Until recently, I wasn't aware of the roots of the word "nostalgia," which are related to the pain of homesickness. But although I am not overly nostalgic by nature, it's the pain or queasiness of nostalgia that concerns me as a I grow older.

As any of us age, we accumulate a freight of memory, one largely comprised of lost worlds. Our cultural idols and heroes pass away and, with them, the age that helped bring them into their prime. For some this makes nostalgia a kind of grief akin to losing a loved one. The pain can be accute.

I have known a few people who are prisoners of nostalgia, people who pine for the cultural milieau of their childhoods or even for a long-lost time they weren't alive to see. For such people, the nostalgic affliction may be compounded by isolation and loneliness.

I grew up listening to an AM readio station that played "the music of your life." When I was a child, the music from the 30s and 40s was featured on this station. At night I would take the radio into my parents' expansive backyard and listen to that or repeats of Radio Mystery Theater with E.G. Marshall. Even at that age, there was something bitterly sad about this music and imagining the elderly, wrapped in blankets against the cold, listening to the radios in musty old homes, attended by ragged pets. That was something that haunted me, along with the sound of static and distant thunderstorms that filled AM; a sense of this or that generation passing into its particular good night.

Over the years, I found that I was succeptible to the nostalgia of those older than me. In the past hour, I have heard three examples of songs that contain a razor-sharp edge of nostalgia: "Thanks for the Memories" by Bob Hope, "It Was a Very Good Year" and "Strangers in the Night" by Frank Sinatra. It almost seems as if these songs have acquired a ghostly power imparted by lost time and the passing of avid listeners.

There is a vertigo attendant to nostalgia, too; a sense of living memory lost. One day, despite your best efforts, you may become a caretaker of memories, the docent of one of those lost worlds that we often idealize.

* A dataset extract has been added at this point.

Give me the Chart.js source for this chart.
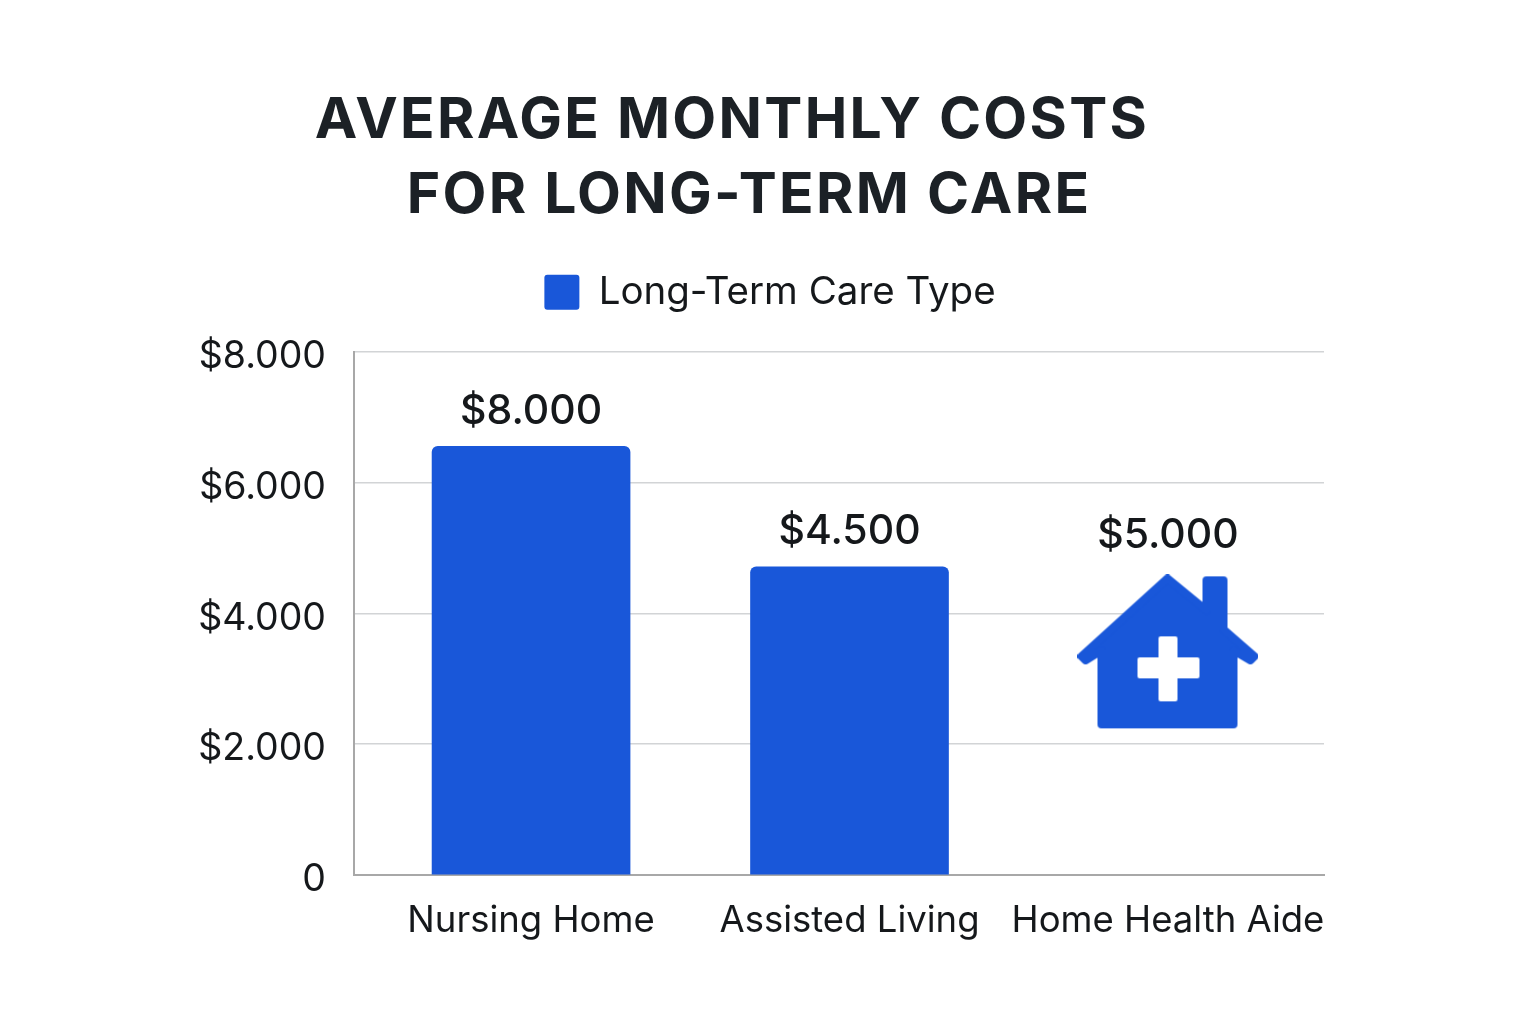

In the crepuscular flow, as shadows flicker on the walls like a special effect in a time travel movie, it's all too easy to be caught up and carried back temporarily.

But the past is also its own kind of undiscovered country, filled with cultural obscurities that were largely ignored in their time. There are things that can be carried forward with awe and wonder, signs and portents that were never read. Perhaps they may change the present or even the future, getting a second chance. But ultimately all will become nostalgia and even that will someday blink out as the living memories that carry it are extinguished.